THE Bulawayo High Court, Friday, granted bail to activist Charles Thomas and Bernard Sibanda who are jointly accused of killing a policeman during the nationwide shutdown protests last month.
Thomas (54) of Njube Suburb and Sibanda (18) of New Lobengula were charged with murder as defined in Section 47 of the Criminal Law.
Justice Nokuthula Moyo granted Thomas and Sibanda $100 bail each who have been languishing at Khami Remand Prison for almost a month after they were initially denied bail at the magistrate courts.
Justice Moyo also ordered Thomas and Sibanda to report every Friday and Monday between 6 am to 9 pm at the Law and Order section at Bulawayo Central police station.
Thomas was also ordered to stay at his F78 Njube address while Sibanda is to remain at 70082/12 New Lobengula.
The duo’s lawyer Dumisani Dube from Mathonsi, Ncube Law chambers welcomed Justice Moyo’s ruling.
“What makes this case more exciting is that for the first time, the state has conceded there are no compelling reasons to deny the accused bail. It is clear that the state does not have credible evidence against them,” he said.

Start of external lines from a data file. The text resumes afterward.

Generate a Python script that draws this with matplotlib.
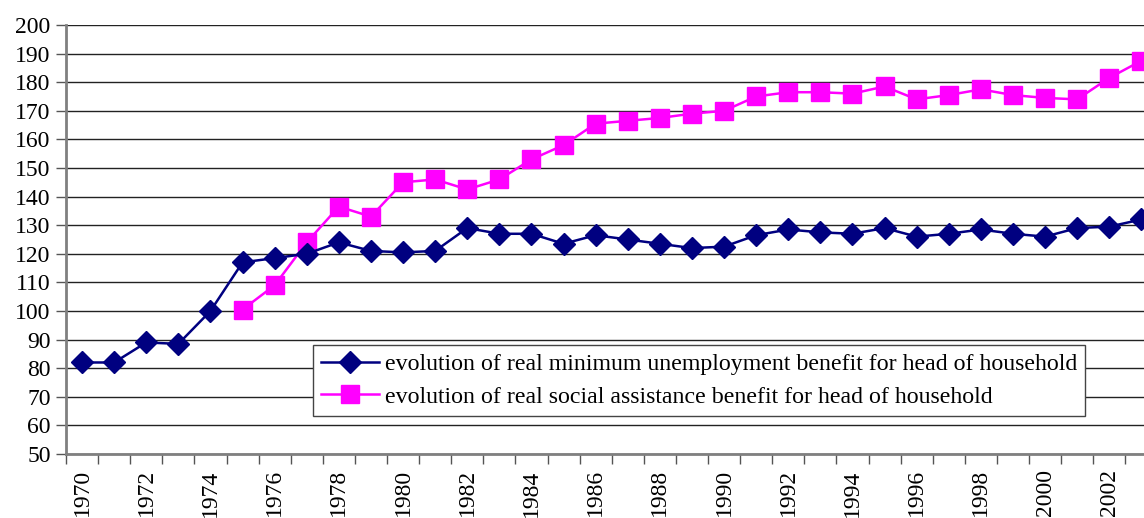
import matplotlib
matplotlib.use('Agg')
import matplotlib.pyplot as plt

plt.rcParams['font.family'] = ['Liberation Serif', 'DejaVu Serif']

years = list(range(1970, 2004))

# real minimum unemployment benefit, index
unemployment = [82, 82, 89, 88.5, 100, 117, 118.5, 120, 124, 121,
                120.5, 121, 129, 127, 127, 123.5, 126.5, 125, 123.5, 122,
                122.5, 126.5, 128.5, 127.5, 127, 129, 126, 127, 128.5, 127,
                126, 129, 129.5, 132]

# real social assistance benefit, starts in 1975
assistance_years = list(range(1975, 2004))
assistance = [100.5, 109, 124, 136.5, 133, 145, 146, 142.5, 146, 153,
              158, 165.5, 166.5, 167.5, 169, 170, 175, 176.5, 176.5, 176,
              178.5, 174, 175.5, 177.5, 175.5, 174.5, 174, 181.5, 187.5]

labels = ['evolution of real minimum unemployment benefit for head of household',
          'evolution of real social assistance benefit for head of household']

W, H = 1144, 518
fig = plt.figure(figsize=(W / 100, H / 100), dpi=100)
left, top, bottom = 66, 25, 454
step = 32.1
right = left + step * len(years)
ax = fig.add_axes([left / W, 1 - bottom / H, (right - left) / W, (bottom - top) / H])

xu = [y - 1970 for y in years]
xa = [y - 1970 for y in assistance_years]

ax.plot(xu, unemployment, color='#000080', lw=1.8, marker='D', ms=11,
        label=labels[0], zorder=4)
ax.plot(xa, assistance, color='#FF00FF', lw=1.8, marker='s', ms=13,
        label=labels[1], zorder=3)

ax.set_xlim(-0.5, len(years) - 0.5)
ax.set_ylim(50, 200)
ax.set_yticks(range(50, 201, 10))
ax.yaxis.grid(True, color='#222222', lw=1)
ax.set_axisbelow(True)

# ticks sit between categories, labels every second year in the middle
ax.set_xticks([i - 0.5 for i in range(len(years) + 1)])
ax.set_xticklabels([])
ax.set_xticks(list(range(0, len(years), 2)), minor=True)
ax.set_xticklabels([str(y) for y in years[::2]], minor=True, rotation=90)
ax.tick_params(axis='x', which='major', length=7, width=1, color='#555555')
ax.tick_params(axis='x', which='minor', length=0, pad=11, labelsize=17)
ax.tick_params(axis='y', length=7, width=1, color='#555555', labelsize=17, pad=4)

for side in ['top', 'right']:
    ax.spines[side].set_visible(False)
for side in ['left', 'bottom']:
    ax.spines[side].set_color('#808080')
    ax.spines[side].set_linewidth(2)

leg = ax.legend(loc='upper left', bbox_to_anchor=(313 / W, 1 - 345 / H),
                bbox_transform=fig.transFigure, fontsize=17.2, fancybox=False,
                framealpha=1, edgecolor='#444444', borderaxespad=0,
                handlelength=2.4, handletextpad=0.25, borderpad=0.35,
                labelspacing=0.45)
leg.get_frame().set_linewidth(1)

fig.savefig('out.png', dpi=100)
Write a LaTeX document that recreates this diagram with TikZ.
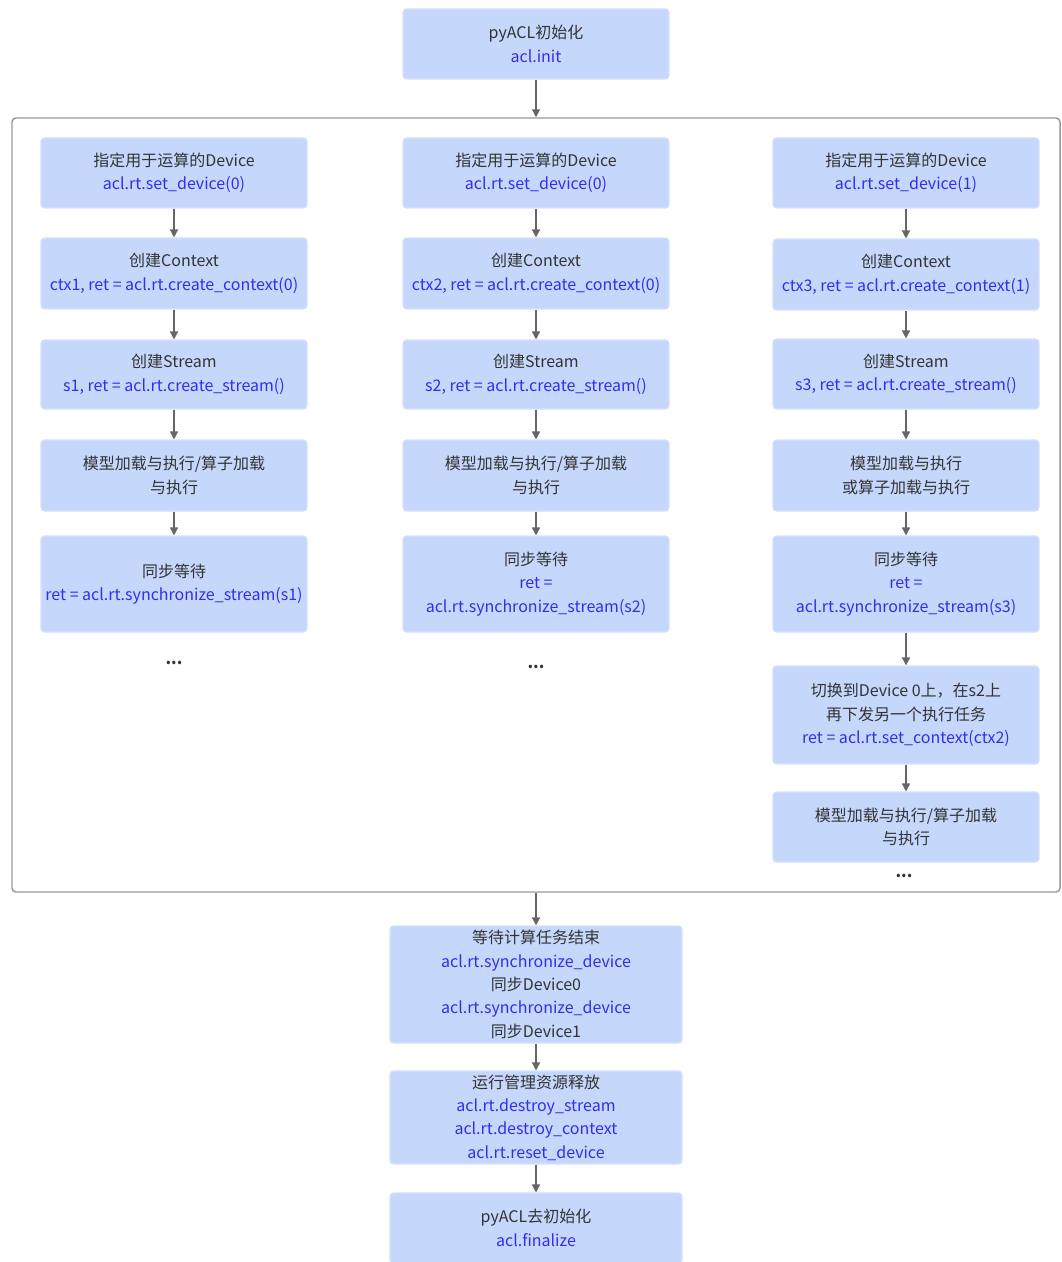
\documentclass[tikz,border=0pt]{standalone}
\usepackage{fontspec}
\setmainfont{Noto Sans CJK SC}
\usetikzlibrary{arrows.meta}
\definecolor{boxfill}{HTML}{C6D7FC}
\definecolor{boxedge}{HTML}{D6E1FC}
\definecolor{codeblue}{HTML}{2F2FF0}
\definecolor{txt}{HTML}{333333}
\definecolor{arr}{HTML}{666666}
\definecolor{framegray}{HTML}{999999}
\newcommand\code[1]{\textcolor{codeblue}{#1}}
\begin{document}
\begin{tikzpicture}[x=0.75pt,y=-0.75pt,
  box/.style={draw=boxedge, fill=boxfill, rounded corners=2.5pt, line width=0.8pt,
    minimum width=199.5pt, align=center, text=txt, inner sep=0pt,
    font=\fontsize{12}{17.5}\selectfont},
  wide/.style={minimum width=219pt},
  h/.style={minimum height=#1*0.75pt},
  flow/.style={draw=arr, line width=1.1pt, -{Triangle[length=6pt,width=6pt]}},
  dots/.style={text=txt, inner sep=0pt, font=\fontsize{12}{14}\selectfont\bfseries}
]
\useasboundingbox (0,0) rectangle (1061,1262);
\fill[white] (0,0) rectangle (1061,1262);

% initialisation
\node[box, h=70] (init) at (536,44) {pyACL初始化\\\code{acl.init}};

% group of the three parallel flows
\node[draw=framegray, line width=1.1pt, rounded corners=3pt, inner sep=0pt,
  minimum width=786pt, minimum height=580.5pt] (group) at (536,505) {};

% column 1: Device 0, context 1
\node[box, h=70] (a1) at (174,173) {指定用于运算的Device\\\code{acl.rt.set\_device(0)}};
\node[box, h=71] (a2) at (174,273.5) {创建Context\\\code{ctx1, ret = acl.rt.create\_context(0)}};
\node[box, h=69] (a3) at (174,374.5) {创建Stream\\\code{s1, ret = acl.rt.create\_stream()}};
\node[box, h=71] (a4) at (174,475.5) {模型加载与执行/算子加载\\与执行};
\node[box, h=96] (a5) at (174,584) {同步等待\\\code{ret = acl.rt.synchronize\_stream(s1)}};
\node[dots] (a6) at (174,663) {...};

% column 2: Device 0, context 2
\node[box, h=70] (b1) at (536,173) {指定用于运算的Device\\\code{acl.rt.set\_device(0)}};
\node[box, h=71] (b2) at (536,273.5) {创建Context\\\code{ctx2, ret = acl.rt.create\_context(0)}};
\node[box, h=69] (b3) at (536,374.5) {创建Stream\\\code{s2, ret = acl.rt.create\_stream()}};
\node[box, h=71] (b4) at (536,475.5) {模型加载与执行/算子加载\\与执行};
\node[box, h=96] (b5) at (536,584) {同步等待\\\code{ret =}\\\code{acl.rt.synchronize\_stream(s2)}};
\node[dots] (b6) at (536,667) {...};

% column 3: Device 1, context 3
\node[box, h=70] (c1) at (906,173) {指定用于运算的Device\\\code{acl.rt.set\_device(1)}};
\node[box, h=71] (c2) at (906,274.5) {创建Context\\\code{ctx3, ret = acl.rt.create\_context(1)}};
\node[box, h=70] (c3) at (906,374) {创建Stream\\\code{s3, ret = acl.rt.create\_stream()}};
\node[box, h=71] (c4) at (906,475.5) {模型加载与执行\\或算子加载与执行};
\node[box, h=96] (c5) at (906,584) {同步等待\\\code{ret =}\\\code{acl.rt.synchronize\_stream(s3)}};
\node[box, h=98] (c6) at (906,715) {切换到Device 0上，在s2上\\再下发另一个执行任务\\\code{ret = acl.rt.set\_context(ctx2)}};
\node[box, h=70] (c7) at (906,827) {模型加载与执行/算子加载\\与执行};
\node[dots] (c8) at (904,876) {...};

% synchronisation, release, finalisation
\node[box, wide, h=117] (sync) at (536,984.5) {等待计算任务结束\\\code{acl.rt.synchronize\_device}\\同步Device0\\\code{acl.rt.synchronize\_device}\\同步Device1};
\node[box, wide, h=93] (rel) at (536,1117.5) {运行管理资源释放\\\code{acl.rt.destroy\_stream}\\\code{acl.rt.destroy\_context}\\\code{acl.rt.reset\_device}};
\node[box, wide, h=70] (fin) at (536,1228) {pyACL去初始化\\\code{acl.finalize}};

% connectors
\draw[flow] (init) -- (group.north);
\foreach \p/\q in {a1/a2,a2/a3,a3/a4,a4/a5,b1/b2,b2/b3,b3/b4,b4/b5,c1/c2,c2/c3,c3/c4,c4/c5,c5/c6,c6/c7}
  \draw[flow] (\p) -- (\q);
\draw[flow] (group.south) -- (sync);
\draw[flow] (sync) -- (rel);
\draw[flow] (rel) -- (fin);
\end{tikzpicture}
\end{document}
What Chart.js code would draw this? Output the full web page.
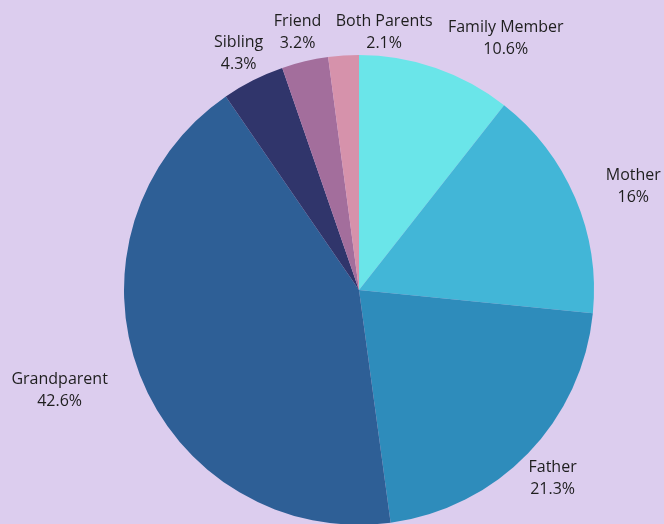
<!DOCTYPE html>
<html>
<head>
<meta charset="utf-8">
<script src="https://cdn.jsdelivr.net/npm/chart.js@4.4.0/dist/chart.umd.min.js"></script>
<style>
  html, body { margin: 0; padding: 0; width: 664px; height: 524px; overflow: hidden; background: #DCCDEE; }
  #wrap { position: relative; width: 664px; height: 530px; }
</style>
</head>
<body>
<div id="wrap"><canvas id="c"></canvas></div>
<script>
const categories = ["Family Member", "Mother", "Father", "Grandparent", "Sibling", "Friend", "Both Parents"];
const values = [10.6, 16, 21.3, 42.6, 4.3, 3.2, 2.1];
const valueLabels = ["10.6%", "16%", "21.3%", "42.6%", "4.3%", "3.2%", "2.1%"];
const colors = ["#6AE5E9", "#42B6D7", "#2E8CBB", "#2E5F96", "#30356B", "#A36E9C", "#D692AB"];
// label placement relative to slice mid-angle: [angle shift in degrees, distance from centre in px]
const labelPlacement = [[11, 293], [2, 294], [0, 269], [3, 315], [0, 267], [0, 267], [9.3, 261]];

const labelPlugin = {
  id: 'outerLabels',
  afterDatasetsDraw(chart) {
    const ctx = chart.ctx;
    const meta = chart.getDatasetMeta(0);
    ctx.save();
    ctx.font = '16px "Open Sans", sans-serif';
    ctx.fillStyle = '#1E1E1E';
    ctx.textAlign = 'center';
    ctx.textBaseline = 'middle';
    meta.data.forEach((arc, i) => {
      const p = arc.getProps(['x', 'y', 'startAngle', 'endAngle'], true);
      const mid = (p.startAngle + p.endAngle) / 2 + labelPlacement[i][0] * Math.PI / 180;
      const d = labelPlacement[i][1];
      const cx = p.x + Math.cos(mid) * d;
      const cy = p.y + Math.sin(mid) * d;
      ctx.fillText(categories[i], cx, cy - 9);
      ctx.fillText(valueLabels[i], cx, cy + 13);
    });
    ctx.restore();
  }
};

new Chart(document.getElementById('c'), {
  type: 'pie',
  data: {
    labels: categories,
    datasets: [{ data: values, backgroundColor: colors, borderWidth: 0 }]
  },
  options: {
    responsive: true,
    maintainAspectRatio: false,
    animation: false,
    layout: { padding: { top: 55, bottom: 5, left: 124, right: 70 } },
    plugins: { legend: { display: false }, tooltip: { enabled: false } }
  },
  plugins: [labelPlugin]
});
</script>
</body>
</html>
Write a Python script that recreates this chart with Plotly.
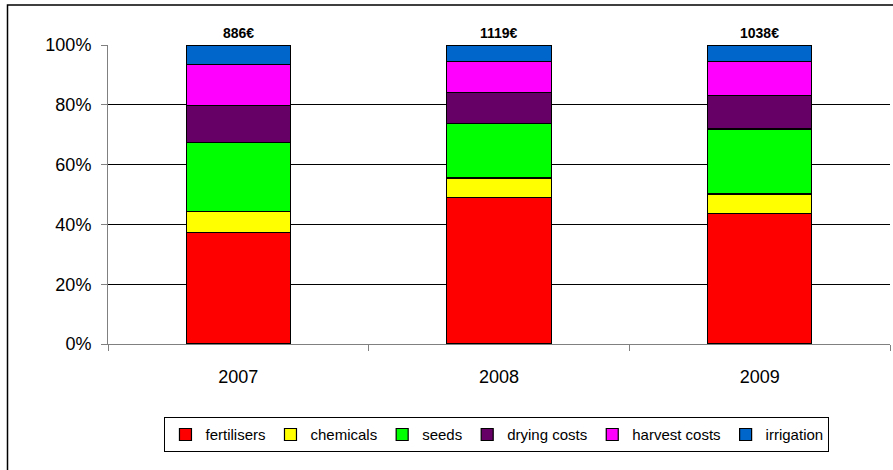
import plotly.graph_objects as go

years = ["2007", "2008", "2009"]
totals = ["886€", "1119€", "1038€"]
y_ticks = [0, 20, 40, 60, 80, 100]

fertilisers = [37.3, 48.9, 43.7]
chemicals = [7.1, 6.6, 6.5]
seeds = [23.0, 18.3, 21.7]
drying_costs = [12.5, 10.4, 11.1]
harvest_costs = [13.5, 10.4, 11.5]
irrigation = [6.6, 5.4, 5.5]

series = [
    ("fertilisers", fertilisers, "#FF0000"),
    ("chemicals", chemicals, "#FFFF00"),
    ("seeds", seeds, "#00FF00"),
    ("drying costs", drying_costs, "#660066"),
    ("harvest costs", harvest_costs, "#FF00FF"),
    ("irrigation", irrigation, "#0066CC"),
]

FONT = "Liberation Sans"
xpos = list(range(len(years)))
bounds = [i - 0.5 for i in xpos] + [xpos[-1] + 0.5]

fig = go.Figure()
for name, vals, col in series:
    fig.add_trace(go.Bar(
        x=xpos, y=vals, name=name, width=0.4,
        marker=dict(color=col, line=dict(color="#000000", width=1.2)),
    ))

for i, t in zip(xpos, totals):
    fig.add_annotation(x=i, y=100, xref="x", yref="y", text="<b>%s</b>" % t, showarrow=False,
                       yanchor="bottom", yshift=2,
                       font=dict(family=FONT, size=14, color="#000"))

# outer chart frame (partially outside the picture)
fig.add_shape(type="rect", xref="paper", yref="paper",
              x0=(7.5 - 108) / 782, x1=(905 - 108) / 782,
              y0=(344 - 490) / 299, y1=(344 - 5) / 299,
              line=dict(color="#000000", width=1.5))

fig.update_layout(
    width=893, height=470,
    barmode="stack",
    plot_bgcolor="#FFFFFF", paper_bgcolor="#FFFFFF",
    margin=dict(l=108, r=3, t=45, b=126),
    font=dict(family=FONT, size=18, color="#000"),
    showlegend=True,
    legend=dict(orientation="h", x=0.4974, xanchor="center", y=-0.245, yanchor="top",
                bordercolor="#000", borderwidth=1, bgcolor="#FFF", traceorder="normal",
                font=dict(family=FONT, size=15, color="#000")),
    xaxis=dict(range=[-0.5, 2.5], tickvals=xpos, ticktext=years,
               showline=True, linecolor="#808080", linewidth=1,
               ticks="outside", ticklen=16, tickcolor="rgba(0,0,0,0)",
               showgrid=False, zeroline=False,
               minor=dict(tickvals=bounds, ticks="outside", ticklen=6,
                          tickcolor="#808080", showgrid=False),
               tickfont=dict(family=FONT, size=18, color="#000")),
    yaxis=dict(range=[0, 100], tickvals=y_ticks, ticktext=["%d%%" % v for v in y_ticks],
               showline=True, linecolor="#808080", linewidth=1,
               ticks="outside", ticklen=12, tickcolor="rgba(0,0,0,0)",
               minor=dict(tickvals=y_ticks, ticks="outside", ticklen=6,
                          tickcolor="#808080", showgrid=False),
               showgrid=True, gridcolor="#000000", gridwidth=1, zeroline=False,
               tickfont=dict(family=FONT, size=18, color="#000")),
)

fig.write_html("out.html", config={"displayModeBar": False},
               post_script="document.body.style.margin='0';")
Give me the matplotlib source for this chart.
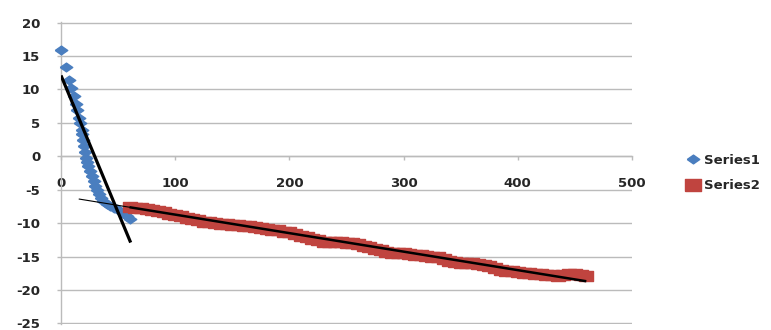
import numpy as np
import matplotlib
matplotlib.use("Agg")
import matplotlib.pyplot as plt
from matplotlib.lines import Line2D

plt.rcParams["font.family"] = ["DejaVu Sans"]
plt.rcParams["axes.unicode_minus"] = False

# Series1: steep early drop
s1_x = [0, 4, 7, 9, 11, 13, 14, 16, 17, 18, 18.5, 19, 20, 21, 22, 23, 24, 25.5, 27,
        28.5, 30, 31.5, 33, 35, 37, 40, 43, 46, 49, 52, 55, 58, 60]
s1_y = [15.9, 13.3, 11.4, 10.2, 9.0, 7.8, 7.0, 5.8, 5.0, 4.0, 3.3, 2.4, 1.5, 0.6, -0.2,
        -0.8, -1.4, -2.2, -2.9, -3.7, -4.4, -5.1, -5.7, -6.3, -6.7, -7.1, -7.4, -7.7,
        -7.9, -8.2, -8.6, -9.0, -9.4]

# Series2: slow stepped decline
s2_x = list(range(60, 461, 5))
s2_y = [-7.6, -7.7, -7.8, -7.9, -8.1, -8.2, -8.4, -8.6, -8.8, -9.0, -9.2, -9.4, -9.6,
        -9.8, -9.9, -10.0, -10.1, -10.2, -10.3, -10.3, -10.4, -10.5, -10.6, -10.7,
        -10.9, -11.0, -11.1, -11.3, -11.4, -11.6, -11.9, -12.1, -12.4, -12.6, -12.8,
        -12.9, -12.9, -12.9, -13.0, -13.0, -13.2, -13.4, -13.6, -13.8, -14.0, -14.3,
        -14.4, -14.5, -14.5, -14.6, -14.7, -14.8, -14.9, -15.0, -15.1, -15.3, -15.6,
        -15.8, -15.9, -16.0, -16.0, -16.1, -16.3, -16.4, -16.7, -17.0, -17.1, -17.2,
        -17.3, -17.4, -17.5, -17.6, -17.6, -17.8, -17.8, -17.9, -17.7, -17.6, -17.6,
        -17.8, -17.9]

# linear trendlines (slope, intercept) and the x spans they cover
trend1 = [-0.41, 12.1]
trend1_span = [0, 61]
trend2 = [-0.0277, -5.96]
trend2_back = [16, 60]
trend2_span = [60, 460]

y_ticks = list(range(-25, 21, 5))
x_ticks = list(range(0, 501, 100))

BLUE = "#4A7EBF"
RED = "#C0443F"
GRID = "#BBBBBB"
TXT = "#262626"

# horizontally stretched diamond / box markers
diamond = [(-1, 0), (0, 0.7), (1, 0), (0, -0.7), (-1, 0)]
box = [(-1, -0.75), (1, -0.75), (1, 0.75), (-1, 0.75), (-1, -0.75)]

fig = plt.figure(figsize=(7.71, 3.30), dpi=100)
ax = fig.add_axes([61 / 771, 6 / 330, 571 / 771, 302 / 330])
ax.set_xlim(0, 500)
ax.set_ylim(-25.1, 20.1)

ax.plot(s1_x, s1_y, ls="none", marker=diamond, ms=9, color=BLUE, mec=BLUE,
        clip_on=False, zorder=3)
ax.plot(s2_x, s2_y, ls="none", marker=box, ms=10, color=RED, mec=RED,
        clip_on=False, zorder=3)

def line_on(coef, span):
    xs = np.array(span, dtype=float)
    return xs, np.polyval(coef, xs)

ax.plot(*line_on(trend1, trend1_span), color="black", lw=2.3, zorder=4,
        solid_capstyle="butt")
ax.plot(*line_on(trend2, trend2_back), color="black", lw=0.8, zorder=4)
ax.plot(*line_on(trend2, trend2_span), color="black", lw=1.8, zorder=4,
        solid_capstyle="butt")

# Excel-style axes: y axis at left, x axis crossing at zero
for side in ("top", "right"):
    ax.spines[side].set_visible(False)
ax.spines["bottom"].set_position(("data", 0))
for side in ("left", "bottom"):
    ax.spines[side].set_color(GRID)
    ax.spines[side].set_linewidth(1.0)

ax.set_yticks(y_ticks)
ax.set_yticklabels([str(v) for v in y_ticks])
ax.set_xticks(x_ticks)
ax.set_xticklabels([str(v) for v in x_ticks])
ax.tick_params(axis="y", length=3, width=1, color=GRID, pad=12,
               labelsize=9.5, labelcolor=TXT)
ax.tick_params(axis="x", length=3, width=1, color=GRID, pad=12,
               labelsize=9.5, labelcolor=TXT)
for lab in ax.get_xticklabels() + ax.get_yticklabels():
    lab.set_fontweight("bold")

ax.yaxis.grid(True, color=GRID, lw=1.0)
ax.set_axisbelow(True)

handles = [
    Line2D([], [], ls="none", marker=diamond, ms=9, color=BLUE, mec=BLUE),
    Line2D([], [], ls="none", marker=box, ms=11, color=RED, mec=RED),
]
leg = fig.legend(handles, ["Series1", "Series2"], loc="upper left",
                 bbox_to_anchor=(675 / 771, 1 - 142 / 330), frameon=False,
                 handlelength=1.0, handletextpad=0.3, labelspacing=0.95,
                 prop={"size": 9.5, "weight": "bold"})
for t in leg.get_texts():
    t.set_color(TXT)

fig.savefig("out.png", dpi=100)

According to the state outline, Thomas and Sibanda were amongst a group of protestors who committed public violence confronted the now deceased police officer – Eckson Maune who was in duty, clad in his uniform during the violent protests.
It is alleged the police officer sought refuge at J84 Njube where Sibanda allegedly picked a stone and hit him, inflicting a head injury while Thomas and other unknown protestors pinned him to the ground.
Thomas then picked a stone which he allegedly used to hit the police officer on the back of his head continuously until blood gushed out until he collapsed.
“The protestors then disappeared from the scene and went on with their public violence spree. Maune was ferried to UBH where he died upon admission in the intensive care unit on January 15 at 0130hours,” read the state outline.
Thomas was once arrested in 2011 alongside exiled Paul Siwela for allegedly distributing fliers calling on Zimbabweans to revolt against the government.
The two were charged with treason but were later acquitted.